“We have San Francisco real estate prices with the incomes of somewhere between Reno and Nashville,” said Andy Yan, acting director of the city program at Simon Fraser University in Vancouver.
On the thrumming streets of downtown Vancouver, signs of the Seattle region’s growing economic ties to the city are hard to miss. A rectangular glass and steel office building with a large Microsoft sign occupies nearly an entire city block, sitting atop a large Nordstrom store (another Seattle brand).
Microsoft says it invested $120 million in its new offices in Vancouver, which opened in June, and expects to spend $90 million more annually on wages and other operating costs. It plans to employ nearly 750 people in the city.
Microsoft is hiring Canadians for the facility, but the country’s more open immigration policies were an important factor in its investment, Brad Smith, Microsoft’s president, said in an interview. Microsoft and other tech companies have long complained that the United States education system does not produce enough computer science graduates, forcing them to rely on immigrants from India, China and elsewhere.
Foreign workers in the United States can wait about three times as long for a work visa as those in Canada do, the Boston Consulting Group estimates. And the prospect of Donald J. Trump winning the presidency has raised concerns among tech companies, because of the Republican candidate’s comments about further restricting immigration to the United States.
“Right now, there’s just a lot of uncertainty about open immigration,” Mr. Smith said.
Last month, officials and executives from both cities huddled in a Vancouver hotel to discuss how to enable people, ideas and capital to flow more freely between them, as heedless of the international border separating the cities as a pod of orcas swimming in the sea.
At the Cascadia conference, Ms. Clark and Jay Inslee, the governor of Washington, signed an agreement to deepen the ties between Vancouver and Seattle, including more research collaboration between the University of British Columbia and the University of Washington. Bill Gates, co-founder of Microsoft, and Satya Nadella, its current chief executive, talked about globalization and education.
Credit Ruth Fremson/The New York Times
One proposal to deal with traffic between Vancouver and Seattle was for a high-speed rail line that would whisk travelers at more than 200 miles an hour between the cities in 57 minutes (it can take four hours or more by car). The details on financing the project — which could cost an estimated $30 billion or more — have not been worked out.
A group of Seattle techies proposed a cheaper alternative: a dedicated lane for autonomous vehicles on Interstate 5, the highway connecting Seattle to the Canadian border. The plan — which relies on autonomous vehicles that still need a lot of work — would not shave much time off the commute between the cities, but could make the ride less tedious by letting travelers work or watch a movie, said Tom Alberg, a managing director at Madrona Venture Group, a Seattle venture capital firm, and an author of the proposal.
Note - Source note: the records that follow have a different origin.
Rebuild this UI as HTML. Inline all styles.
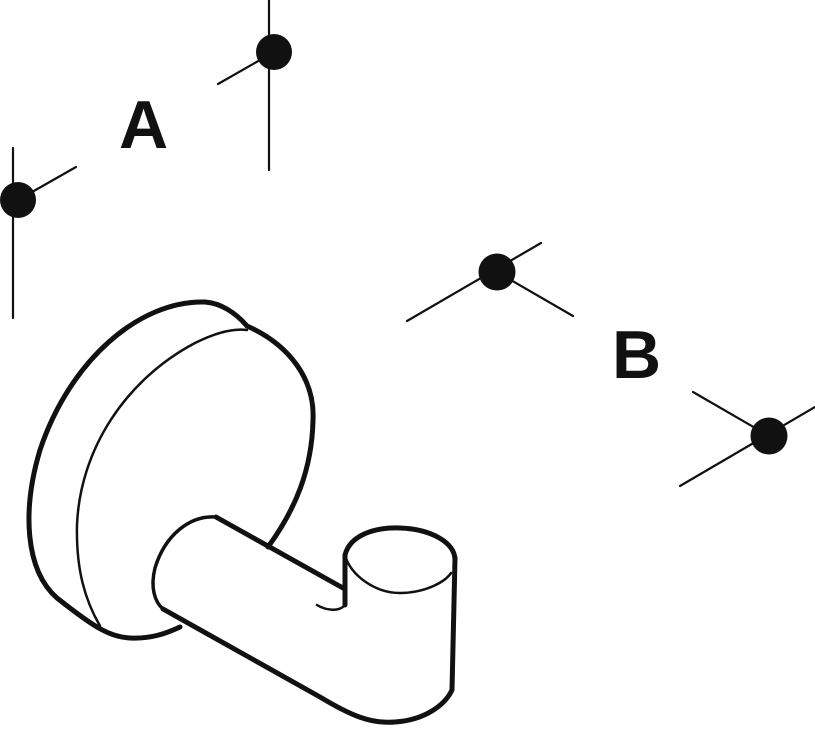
<!DOCTYPE html>
<html><head><style>html,body{margin:0;padding:0;background:#fff;}svg{display:block}</style></head>
<body>
<svg width="815" height="730" viewBox="0 0 815 730" xmlns="http://www.w3.org/2000/svg">
<g stroke="#111" stroke-width="2.2" fill="none" stroke-linecap="round">
<line x1="13" y1="148" x2="13" y2="318"/>
<line x1="18" y1="200" x2="76" y2="167"/>
<line x1="269" y1="0" x2="269" y2="170"/>
<line x1="274" y1="52" x2="218" y2="84"/>
<line x1="407" y1="321" x2="541" y2="243"/>
<line x1="497" y1="272" x2="573" y2="316"/>
<line x1="680" y1="486" x2="815" y2="407"/>
<line x1="693" y1="392" x2="769" y2="436"/>
</g>
<g fill="#111">
<circle cx="18" cy="200" r="18"/>
<circle cx="274" cy="52" r="18"/>
<circle cx="497" cy="272" r="18.5"/>
<circle cx="769" cy="436" r="18.5"/>
</g>
<g font-family="Liberation Sans, sans-serif" font-weight="bold" font-size="68" fill="#111">
<text x="119" y="148">A</text>
<text x="612" y="378">B</text>
</g>
<g stroke="#111" fill="none" stroke-linecap="round" stroke-linejoin="round">
<path d="M180,627 C165,634 150,639 130,638 C110,637 95,628 57,598 C25,570 22,510 40,450 C70,360 140,300 205,302 C220,303 235,312 247,326 C290,345 315,380 313,420 C312,470 295,510 268,547" stroke-width="5"/>
<path d="M247,330 C232,328 215,333 195,343 C125,380 80,450 77,525 C76,570 85,600 100,626" stroke-width="2.5"/>
<path d="M343,588 L216,517 M163,609 L320,697 C350,715 370,724 395,722 C425,720 445,705 452,690 L455,558" stroke-width="5"/>
<path d="M216,517 C190,515 165,535 155,568 C150,588 155,602 163,609" stroke-width="3.5"/>
<path d="M345,605 L345,555 C350,535 375,527 400,528 C430,529 455,542 455,560" stroke-width="5"/>
<path d="M345,555 C350,575 375,593 400,593 C425,593 445,582 451,573" stroke-width="2.5"/>
<path d="M317,605 C325,610 338,612 344,606" stroke-width="2.5"/>
</g>
</svg>
</body></html>
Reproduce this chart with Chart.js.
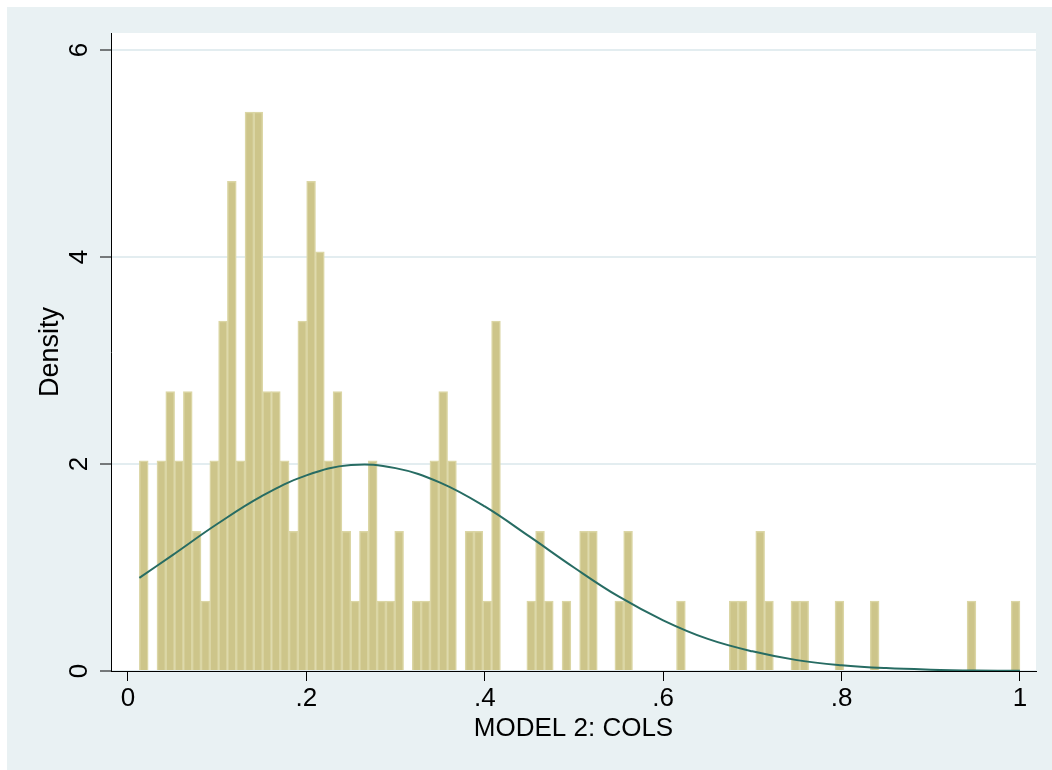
<!DOCTYPE html>
<html>
<head>
<meta charset="utf-8">
<script src="https://cdn.jsdelivr.net/npm/chart.js@4.4.0/dist/chart.umd.min.js"></script>
<style>
  html, body { margin: 0; padding: 0; background: #ffffff; }
  #wrap { width: 1052px; height: 770px; position: relative; }
</style>
</head>
<body>
<div id="wrap"><canvas id="myChart"></canvas></div>
<script>
// histogram bins (start of first bin, bin width) and density of each bin
var binStart = 0.0128;
var binWidth = 0.009872;
var density = [
  2.03, 0, 2.03, 2.70, 2.03, 2.70, 1.35, 0.675, 2.03, 3.38,
  4.73, 2.03, 5.40, 5.40, 2.70, 2.70, 2.03, 1.35, 3.38, 4.73,
  4.05, 2.03, 2.70, 1.35, 0.675, 1.35, 2.03, 0.675, 0.675, 1.35,
  0, 0.675, 0.675, 2.03, 2.70, 2.03, 0, 1.35, 1.35, 0.675,
  3.38, 0, 0, 0, 0.675, 1.35, 0.675, 0, 0.675, 0,
  1.35, 1.35, 0, 0, 0.675, 1.35, 0, 0, 0, 0,
  0, 0.675, 0, 0, 0, 0, 0, 0.675, 0.675, 0,
  1.35, 0.675, 0, 0, 0.675, 0.675, 0, 0, 0, 0.675,
  0, 0, 0, 0.675, 0, 0, 0, 0, 0, 0,
  0, 0, 0, 0, 0.675, 0, 0, 0, 0, 0.675
];
// normal density curve
var curveX = [0.0128, 0.05, 0.10, 0.15, 0.20, 0.25, 0.30, 0.35, 0.40, 0.45, 0.50,
              0.55, 0.60, 0.65, 0.70, 0.75, 0.80, 0.85, 0.90, 0.95, 1.00];
var curveY = [0.90, 1.12, 1.42, 1.69, 1.89, 1.99, 1.96, 1.82, 1.59, 1.30, 1.00,
              0.72, 0.49, 0.31, 0.19, 0.105, 0.056, 0.028, 0.013, 0.005, 0.002];
var xTicks = [0, 0.2, 0.4, 0.6, 0.8, 1];
var xTickLabels = ["0", ".2", ".4", ".6", ".8", "1"];
var yTicks = [0, 2, 4, 6];
var yTickLabels = ["0", "2", "4", "6"];

var barPoints = density.map(function (d, i) {
  return { x: binStart + (i + 0.5) * binWidth, y: d };
});
var curvePoints = curveX.map(function (x, i) {
  return { x: x, y: curveY[i] };
});

var FONT = "'Liberation Sans', Arial, Helvetica, sans-serif";

var bgPlugin = {
  id: "bg",
  beforeDraw: function (chart) {
    var ctx = chart.ctx, a = chart.chartArea;
    ctx.save();
    ctx.fillStyle = "#ffffff";
    ctx.fillRect(0, 0, chart.width, chart.height);
    ctx.fillStyle = "#e9f1f3";
    ctx.fillRect(7, 7, chart.width - 7, chart.height - 7);
    ctx.fillStyle = "#ffffff";
    ctx.fillRect(a.left, a.top, a.right - a.left, a.bottom - a.top);
    ctx.restore();
  }
};

new Chart("myChart", {
  type: "bar",
  data: {
    datasets: [
      {
        type: "line",
        data: curvePoints,
        borderColor: "#276c63",
        borderWidth: 2,
        pointRadius: 0,
        tension: 0.4,
        fill: false,
        order: 0
      },
      {
        type: "bar",
        data: barPoints,
        backgroundColor: "#cdc58a",
        borderColor: "#dbd6a5",
        borderWidth: 1.5,
        barPercentage: 1,
        categoryPercentage: 1,
        order: 1
      }
    ]
  },
  plugins: [bgPlugin],
  options: {
    responsive: true,
    maintainAspectRatio: false,
    animation: false,
    layout: { padding: { left: 0, top: 33, right: 16, bottom: 0 } },
    plugins: { legend: { display: false }, tooltip: { enabled: false } },
    scales: {
      x: {
        type: "linear",
        min: -0.019,
        max: 1.018,
        offset: false,
        afterFit: function (s) { s.height = 99; },
        afterBuildTicks: function (s) {
          s.ticks = xTicks.map(function (v) { return { value: v }; });
        },
        grid: {
          offset: false,
          drawOnChartArea: false,
          drawTicks: true,
          tickLength: 10,
          tickColor: "#000000",
          tickWidth: 1
        },
        border: { display: true, color: "#000000", width: 1 },
        ticks: {
          padding: 2,
          color: "#000000",
          font: { family: FONT, size: 26 },
          maxRotation: 0,
          callback: function (v) { return xTickLabels[xTicks.indexOf(v)]; }
        },
        title: {
          display: true,
          text: "MODEL 2: COLS",
          color: "#000000",
          font: { family: FONT, size: 26 },
          padding: { top: 0, bottom: 26 }
        }
      },
      y: {
        type: "linear",
        min: 0,
        max: 6.164,
        afterFit: function (s) { s.width = 111; },
        afterBuildTicks: function (s) {
          s.ticks = yTicks.map(function (v) { return { value: v }; });
        },
        grid: {
          color: "#e3edf0",
          lineWidth: 2,
          drawTicks: true,
          tickLength: 11,
          tickColor: "#000000",
          tickWidth: 1
        },
        border: { display: true, color: "#000000", width: 1 },
        ticks: {
          padding: 13,
          color: "#000000",
          minRotation: 90,
          maxRotation: 90,
          crossAlign: "center",
          font: { family: FONT, size: 26 },
          callback: function (v) { return yTickLabels[yTicks.indexOf(v)]; }
        },
        title: {
          display: true,
          text: "Density",
          color: "#000000",
          font: { family: FONT, size: 27 },
          padding: { top: 34, bottom: 0 }
        }
      }
    }
  }
});
</script>
</body>
</html>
With roots in timber and shipping, Vancouver’s economy has diversified in recent decades with the growth of film and video game production. The city claims a tech “unicorn” — a start-up valued at over $1 billion — in Hootsuite, which makes social media tools.
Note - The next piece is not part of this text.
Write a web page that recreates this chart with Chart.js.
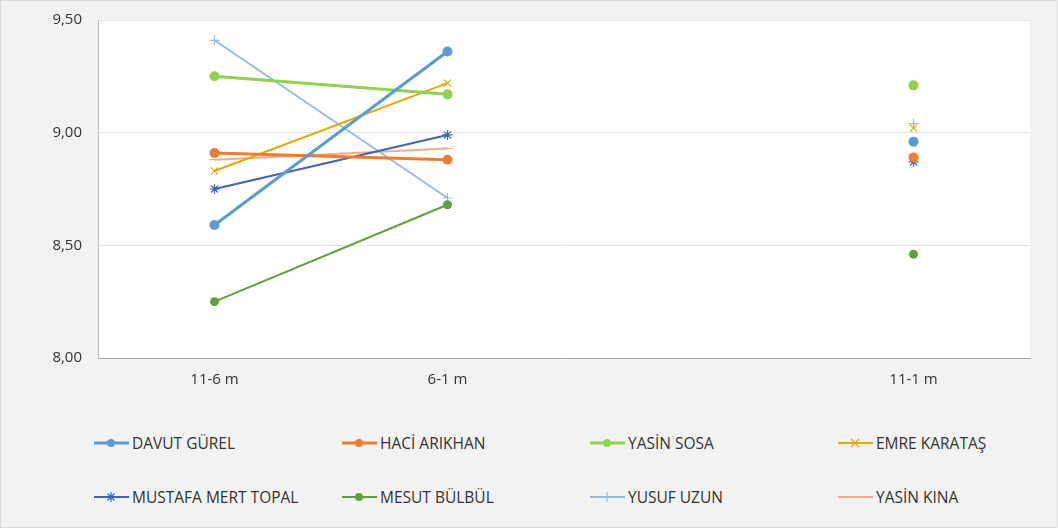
<!DOCTYPE html>
<html>
<head>
<meta charset="utf-8">
<script src="https://cdn.jsdelivr.net/npm/chart.js"></script>
<style>
  html, body { margin: 0; padding: 0; }
  body { width: 1058px; height: 528px; overflow: hidden; }
  #wrap {
    position: relative; width: 1058px; height: 528px;
    background: #F2F2F2; box-shadow: inset 0 0 0 1px #D9D9D9; overflow: hidden;
    font-family: "Open Sans", "Noto Sans", sans-serif;
  }
  #chart { position: absolute; left: 0; top: -5px; }
  #legend {
    position: absolute; left: 94px; top: 430px;
    display: grid; grid-template-columns: repeat(4, 248px); grid-auto-rows: 54px;
  }
  .item { display: flex; align-items: center; height: 26px; font-size: 15.5px; color: #333333; white-space: nowrap; }
  .item svg { margin-right: 3px; flex: none; }
</style>
</head>
<body>
<div id="wrap">
  <canvas id="chart" width="1058" height="415"></canvas>
  <div id="legend"></div>
</div>
<script>
// Données
const categories = ['11-6 m', '6-1 m', '', '11-1 m'];
const yTicks = [8.0, 8.5, 9.0, 9.5];

const davutGurel       = [8.59, 9.36, null, 8.96];
const haciArikhan      = [8.91, 8.88, null, 8.89];
const yasinSosa        = [9.25, 9.17, null, 9.21];
const emreKaratas      = [8.83, 9.22, null, 9.02];
const mustafaMertTopal = [8.75, 8.99, null, 8.87];
const mesutBulbul      = [8.25, 8.68, null, 8.46];
const yusufUzun        = [9.41, 8.71, null, 9.04];
const yasinKina        = [8.88, 8.93, null, 8.90];

function serie(label, data, color, style, width, radius) {
    return {
        label: label, data: data,
        borderColor: color, backgroundColor: color,
        pointBackgroundColor: color, pointBorderColor: color,
        borderWidth: width, pointStyle: style,
        pointRadius: radius, pointBorderWidth: style === 'circle' ? 0 : 1.2,
        spanGaps: false, tension: 0
    };
}

const datasets = [
    serie('DAVUT GÜREL', davutGurel, '#5B9BD5', 'circle', 3, 5),
    serie('HACİ ARIKHAN', haciArikhan, '#ED7D31', 'circle', 3, 5),
    serie('YASİN SOSA', yasinSosa, '#92D050', 'circle', 3, 5),
    serie('EMRE KARATAŞ', emreKaratas, '#E6A700', 'crossRot', 2, 5),
    serie('MUSTAFA MERT TOPAL', mustafaMertTopal, '#3F64B5', 'star', 2, 5),
    serie('MESUT BÜLBÜL', mesutBulbul, '#62A03C', 'circle', 2, 4.5),
    serie('YUSUF UZUN', yusufUzun, '#95BCE5', 'cross', 2, 5),
    serie('YASİN KINA', yasinKina, '#F4AA8C', 'line', 2, 5)
];

// Fond blanc de la zone de tracé
const plotBg = {
    id: 'plotBg',
    beforeDraw(chart) {
        const a = chart.chartArea, ctx = chart.ctx;
        ctx.save();
        ctx.fillStyle = '#FFFFFF';
        ctx.fillRect(a.left, a.top, a.right - a.left, a.bottom - a.top);
        ctx.restore();
    }
};

const chart = new Chart(document.getElementById('chart'), {
    type: 'line',
    data: { labels: categories, datasets: datasets },
    options: {
        responsive: false,
        animation: false,
        layout: { padding: { top: 10, right: 28, left: 0, bottom: 0 } },
        plugins: { legend: { display: false }, tooltip: { enabled: false } },
        scales: {
            x: {
                offset: true,
                grid: { display: true, drawOnChartArea: false, drawTicks: false },
                border: { display: true, color: '#A6A6A6', width: 1 },
                ticks: { color: '#333333', font: { family: 'Open Sans', size: 15 }, padding: 13, autoSkip: false, maxRotation: 0 },
                afterFit(scale) { scale.height = 52; }
            },
            y: {
                min: 8, max: 9.5,
                afterBuildTicks(scale) { scale.ticks = yTicks.map(v => ({ value: v })); },
                grid: { color: '#E4E4E4', drawTicks: false },
                border: { display: true, color: '#BFBFBF', width: 1 },
                ticks: {
                    color: '#333333', font: { family: 'Open Sans', size: 15 }, padding: 16,
                    callback: v => Number(v).toFixed(2).replace('.', ',')
                },
                afterFit(scale) { scale.width = 98; }
            }
        }
    },
    plugins: [plotBg]
});

// Légende HTML (4 colonnes, 2 lignes)
function swatch(ds) {
    const c = ds.borderColor, w = ds.borderWidth;
    let mark = '';
    if (ds.pointStyle === 'circle') mark = '<circle cx="17" cy="6" r="4" fill="' + c + '"/>';
    if (ds.pointStyle === 'crossRot') mark = '<path d="M13 2L21 10M21 2L13 10" stroke="' + c + '" stroke-width="1.2"/>';
    if (ds.pointStyle === 'star') mark = '<path d="M17 1V11M12 6H22M13.5 2.5L20.5 9.5M20.5 2.5L13.5 9.5" stroke="' + c + '" stroke-width="1.2"/>';
    if (ds.pointStyle === 'cross') mark = '<path d="M17 1V11" stroke="' + c + '" stroke-width="1.2"/>';
    return '<svg width="35" height="12"><line x1="0" y1="6" x2="35" y2="6" stroke="' + c + '" stroke-width="' + w + '"/>' + mark + '</svg>';
}
const legend = document.getElementById('legend');
datasets.forEach(ds => {
    const item = document.createElement('div');
    item.className = 'item';
    item.innerHTML = swatch(ds);
    const span = document.createElement('span');
    span.textContent = ds.label;
    item.appendChild(span);
    legend.appendChild(item);
});
</script>
</body>
</html>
But Vancouver remains a relative small fry in tech, with about $1.78 billion in venture capital flowing into local tech start-ups in the last decade, compared with about $8.9 billion in Seattle, the research firm Pitchbook estimates.
Still, the city’s hoped-for tech boom may hit a wall if it cannot address its cost-of-living issues, which are by some standards more acute than those plaguing other thriving cities. Vancouver was ranked the third most unaffordable city in the world, after Hong Kong and Sydney, in a study published this year by Demographia, a consulting firm.
Mr. Yan has spent years analyzing his hometown’s soaring real estate values and concluded that a surge in foreign capital, primarily from mainland China, has decoupled Vancouver home prices from the local economy. British Columbia recently imposed a 15 percent tax on new home purchases in the Vancouver area by foreign buyers, a move now facing legal challenges.
The housing market is showing signs of cooling off, though it is not yet clear how much of that is because of the tax. The total number of homes sold in the area in August dropped 26 percent from a year earlier and price growth has slowed, according to the Real Estate Board of Greater Vancouver.
Dennis Pilarinos, chief executive of Buddybuild, a Vancouver maker of developer tools for mobile apps, says affordability has been less of a problem for young tech workers, who may be willing to rent smaller apartments and live with roommates. But when start-ups get bigger, many struggle to recruit senior executives with families, said Mr. Pilarinos, who previously worked for Microsoft and Amazon in Vancouver.
“Companies tend to run into scaling issues,” he said. “You end up with fewer Microsofts or Amazons.”